Assim, acreditamos que a proposta da prefeitura ainda merece muita discussão, sendo a Audiência Pública que o discutirá no dia 25 de novembro uma primeira oportunidade. Além de vários pontos essenciais que não estão claros, o que parece é que não se trata de uma política habitacional, muito menos de uma política habitacional de interesse social, mas sim de um programa de viabilização e dinamização de uma nova fronteira do complexo imobiliário financeiro voltada ao aluguel, como já tem ocorrido em várias outras cidades do mundo.
* Isadora é professora da FAU-USP e pesquisadora no LabCidade; Raquel e Paula são professoras da FAU-USP e coordenadoras do LabCidade.
**O atual Auxílio Aluguel (Portaria Sehab nº 131/2015) é parte do Programa Ações de Habitação (Decreto nº 51.653, de 22 de julho de 2010), diferente, portanto, deste antigo Bolsa Aluguel (Resolução CMH nº 04/2004), que deixou de ser usado em 2007, embora sua regulamentação no PMH de 1994 continue vigente. Falamos sobre estas diferenças em outro post.

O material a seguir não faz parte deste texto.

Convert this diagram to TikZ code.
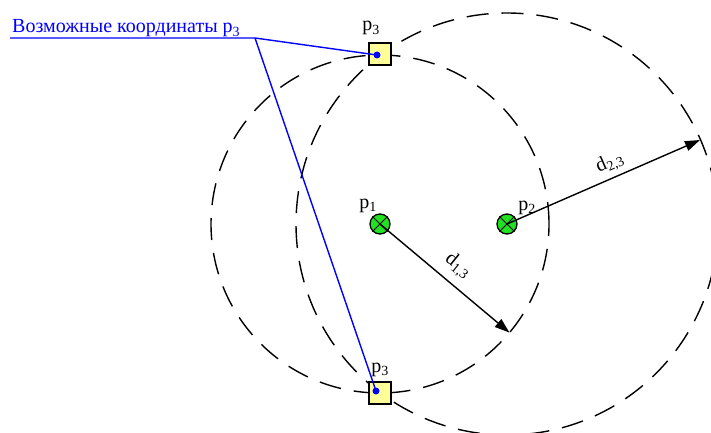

*** As áreas de ponderação são perímetros definidos pela Secretaria Municipal de Desenvolvimento Urbano com apoio da Fundação SEADE (dentro dos critérios do IBGE para o Censo de 2010) e que conjugam critérios de tamanho, contiguidade e homogeneidade em relação a um conjunto de características populacionais e de infraestrutura (ver nota da página 10 do Anexo III).
**** O valor é alto se comparado com o atual Auxílio Aluguel, para famílias de até 3 salários mínimos, às quais restou a política de remoção associada à permanência da moradia precária, e não um programa como este Chamamento, que conta com aluguéis formais controlados e bem localizados, claramente para outro público. A título de exemplo, a prefeitura gastava em julho de 2020 cerca de R$ 11 milhões mensais para 26 mil beneficiários do Auxílio Aluguel, enquanto este Chamamento direciona mais de um terço deste valor para apenas 3 mil famílias. Fonte: Relatório de Auditoria Programada do TCMSP.